There’s nothing on the face of Dosch’s blog to indicate he understands how to engage his target audience through the Internet for either professional or development success. Starting a second blog in an attempt to get a greater audience (something not necessary to achieve success) is a sketchy idea. It seems like a lot of effort without significant return, not the type of experience that inspires a lawyer to blog regularly.

Criminal defense attorney William Reddin’s blog was the next Wisconsin blog Zemlicka found not to be updated often after some postings in ’08, taking a year off in ’09, and then a few postings this year.

Reddin looks to be a pretty good lawyer, but again looking at his blog (little engagement of target audience, not optimized for search, etc.) makes me wonder what Reddin has done to learn what it means to network through the Internet and what’s required to develop the strategy that’s required for success. Reddin even admits that “…[P]erhaps I haven’t given [the blog] a fair shake.”

It comes as no surprise that Reddin has stopped posting to his blog because the returns in business development and networking with colleagues (his original goals) did not merit the time it took to blog. My guess is that Reddin didn’t appreciate that the most important part of blogging is listening to your target audience. And only then, engaging them.

Reddin has yet to realize that blogging in an engaging fashion with a clear strategy nurtures existing relationships and builds new ones — relationships that lead to business and professional development success — and that blogging in this fashion takes less time. Most lawyers having the blogging experience Reddin has had would stop as well.

There are other reasons a lawyer may not publish often to their blog. As I told Zemlicka, some lawyers even stop because their blog works too well. Like the lawyer whose blog was recognized by the Wall Street Journal and generated so much work he stopped blogging because his partners wouldn’t recognize the blog for purpose of time allocation (ie, wouldn’t give credit for blogging time) and compensation.
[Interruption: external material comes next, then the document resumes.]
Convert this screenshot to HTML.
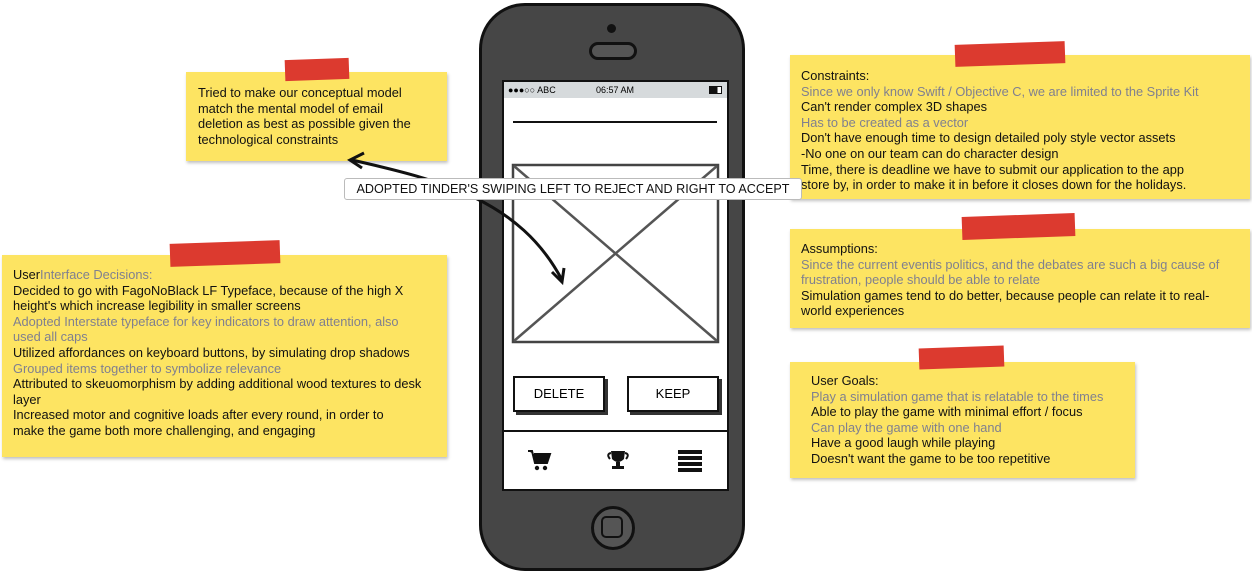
<!DOCTYPE html>
<html><head><style>
body{margin:0;width:1252px;height:573px;background:#fff;position:relative;overflow:hidden;font-family:"Liberation Sans",sans-serif;}
.n{position:absolute;background:#fde462;box-shadow:1px 2px 3px rgba(0,0,0,.25);font-size:12.8px;line-height:15.6px;color:#111;box-sizing:border-box;white-space:nowrap;}
.t{position:absolute;background:#dc3a2f;transform:rotate(-2deg);}
.g{color:#80808f;}
.a{position:absolute;}
</style></head><body>
<div class="a" style="left:479px;top:3px;width:266px;height:568px;background:#464646;border:3px solid #111;border-radius:46px;box-sizing:border-box"></div>
<div class="a" style="left:607px;top:24px;width:9px;height:9px;background:#111;border-radius:50%"></div>
<div class="a" style="left:589px;top:42px;width:42px;height:12px;border:3px solid #111;border-radius:10px;background:#555"></div>
<div class="a" style="left:502px;top:80px;width:227px;height:411px;background:#fff;border:2px solid #111;box-sizing:border-box"></div>
<div class="a" style="left:504px;top:82px;width:223px;height:16px;background:#d6dadc;font-size:9px;line-height:16px">
<span style="position:absolute;left:4px">●●●○○ ABC</span><span style="position:absolute;left:92px">06:57 AM</span>
<span style="position:absolute;left:205px;top:4px;width:11px;height:6px;border:1px solid #111;background:linear-gradient(90deg,#111 70%,#fff 70%)"></span></div>
<div class="a" style="left:513px;top:121px;width:204px;height:2px;background:#111"></div>
<svg class="a" style="left:511px;top:163px" width="209" height="181"><rect x="2" y="2" width="205" height="177" fill="#fff" stroke="#444" stroke-width="2.5"/><line x1="3" y1="3" x2="206" y2="178" stroke="#555" stroke-width="2.5"/><line x1="206" y1="3" x2="3" y2="178" stroke="#555" stroke-width="2.5"/></svg>
<div class="a" style="left:513px;top:376px;width:88px;height:32px;border:2px solid #111;box-shadow:3px 3px 0 #333;font-size:13px;line-height:32px;text-align:center;background:#fff">DELETE</div>
<div class="a" style="left:627px;top:376px;width:88px;height:32px;border:2px solid #111;box-shadow:3px 3px 0 #333;font-size:13px;line-height:32px;text-align:center;background:#fff">KEEP</div>
<div class="a" style="left:504px;top:430px;width:223px;height:2px;background:#111"></div>
<svg class="a" style="left:526px;top:448px" width="200" height="26">
<path d="M2,3 L6,3 L9,15 L21,15 L24,6 L8,6" fill="#111" stroke="#111" stroke-width="2"/><circle cx="11" cy="20" r="2.2" fill="#111"/><circle cx="19" cy="20" r="2.2" fill="#111"/>
<path d="M85,3 L99,3 L98,11 Q92,17 86,11 Z" fill="#111"/><path d="M85,5 Q80,6 84,11 M99,5 Q104,6 100,11" fill="none" stroke="#111" stroke-width="2"/><rect x="90" y="14" width="4" height="4" fill="#111"/><rect x="86" y="18" width="12" height="3" fill="#111"/>
<rect x="152" y="2" width="24" height="4" fill="#111"/><rect x="152" y="8" width="24" height="4" fill="#111"/><rect x="152" y="14" width="24" height="4" fill="#111"/><rect x="152" y="20" width="24" height="4" fill="#111"/>
</svg>
<div class="a" style="left:591px;top:506px;width:38px;height:38px;border:3px solid #111;border-radius:50%;background:#555"></div>
<div class="a" style="left:601px;top:516px;width:18px;height:18px;border:2px solid #111;border-radius:5px"></div>
<div class="n" style="left:186px;top:72px;width:261px;height:89px;padding:13px 0 0 12px">Tried to make our conceptual model<br>match the mental model of email<br>deletion as best as possible given the<br>technological constraints</div>
<div class="t" style="left:285px;top:59px;width:64px;height:21px"></div>
<div class="n" style="left:2px;top:255px;width:445px;height:202px;padding:12px 0 0 11px">User<span class="g">Interface Decisions:</span><br>Decided to go with FagoNoBlack LF Typeface, because of the high X<br>height's which increase legibility in smaller screens<br><span class="g">Adopted Interstate typeface for key indicators to draw attention, also<br>used all caps</span><br>Utilized affordances on keyboard buttons, by simulating drop shadows<br><span class="g">Grouped items together to symbolize relevance</span><br>Attributed to skeuomorphism by adding additional wood textures to desk<br>layer<br>Increased motor and cognitive loads after every round, in order to<br>make the game both more challenging, and engaging</div>
<div class="t" style="left:170px;top:242px;width:110px;height:23px"></div>
<div class="n" style="left:790px;top:55px;width:460px;height:144px;padding:13px 0 0 11px">Constraints:<br><span class="g">Since we only know Swift / Objective C, we are limited to the Sprite Kit</span><br>Can't render complex 3D shapes<br><span class="g">Has to be created as a vector</span><br>Don't have enough time to design detailed poly style vector assets<br>-No one on our team can do character design<br>Time, there is deadline we have to submit our application to the app<br>store by, in order to make it in before it closes down for the holidays.</div>
<div class="t" style="left:955px;top:43px;width:110px;height:22px"></div>
<div class="n" style="left:790px;top:229px;width:460px;height:99px;padding:12px 0 0 11px">Assumptions:<br><span class="g">Since the current eventis politics, and the debates are such a big cause of<br>frustration, people should be able to relate</span><br>Simulation games tend to do better, because people can relate it to real-<br>world experiences</div>
<div class="t" style="left:962px;top:215px;width:113px;height:23px"></div>
<div class="n" style="left:790px;top:362px;width:345px;height:116px;padding:11px 0 0 21px">User Goals:<br><span class="g">Play a simulation game that is relatable to the times</span><br>Able to play the game with minimal effort / focus<br><span class="g">Can play the game with one hand</span><br>Have a good laugh while playing<br>Doesn't want the game to be too repetitive</div>
<div class="t" style="left:919px;top:347px;width:85px;height:21px"></div>
<svg class="a" style="left:0;top:0" width="1252" height="573">
<path d="M352,160 C440,180 520,200 562,280" fill="none" stroke="#111" stroke-width="3"/>
<path d="M364,153 L350,160 L362,168" fill="none" stroke="#111" stroke-width="3"/>
<path d="M552,272 L562,282 L564,268" fill="none" stroke="#111" stroke-width="3"/>
</svg>
<div class="a" style="left:344px;top:178px;width:456px;height:20px;background:#fff;border:1px solid #bbb;border-radius:3px;font-size:12.6px;line-height:20px;text-align:center;color:#111">ADOPTED TINDER'S SWIPING LEFT TO REJECT AND RIGHT TO ACCEPT</div>
</body></html>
Or the personal injury lawyer I talked with last week whose blog generated so many good cases that he was struggling funding the out of pocket expenses he needed to finance the cases through settlement or resolution in the courts. He was talking of merging into another firm or bringing on co-counsel to solve his problems. Understandably, he hadn’t posted to his blog since last year – though the blog still generates good cases.

As I explained to Zemlicka, if a Wisconsin lawyer buys a car and can only figure out how to drive laps around Milwaukee’s Mayfair Mall, let’s not talk to that lawyer when working on a story about the effectiveness of a lawyer’s use of a car to get to court hearings 80 miles to the Northwest in Madison. The lawyer driving around the parking lot will tell you that, at best, they’ve had mixed success getting to Madison with their car. They’re sticking with Badger Bus Line.

I’m not saying Reddin, Teuber, or Dosch are bad guys or that they have not a ‘blogging clue.’ Heck, they’re from Wisconsin, where the good stuff comes from. I’ve had a couple beers with Teuber when presenting at a Wisconsin Bar Conference, he’s a good guy. Plus, Dosch and Teuber make clear they’re going to continue blogging. Teuber thinks a blog “…is still probably the best of the Internet tools to try and develop.”

But don’t seek out lawyers who post infrequently to their blogs and draw conclusions as to why they are not publishing. It may not be the time demands or that other forms of social media are newer and sexier. You may have to dig a little deeper.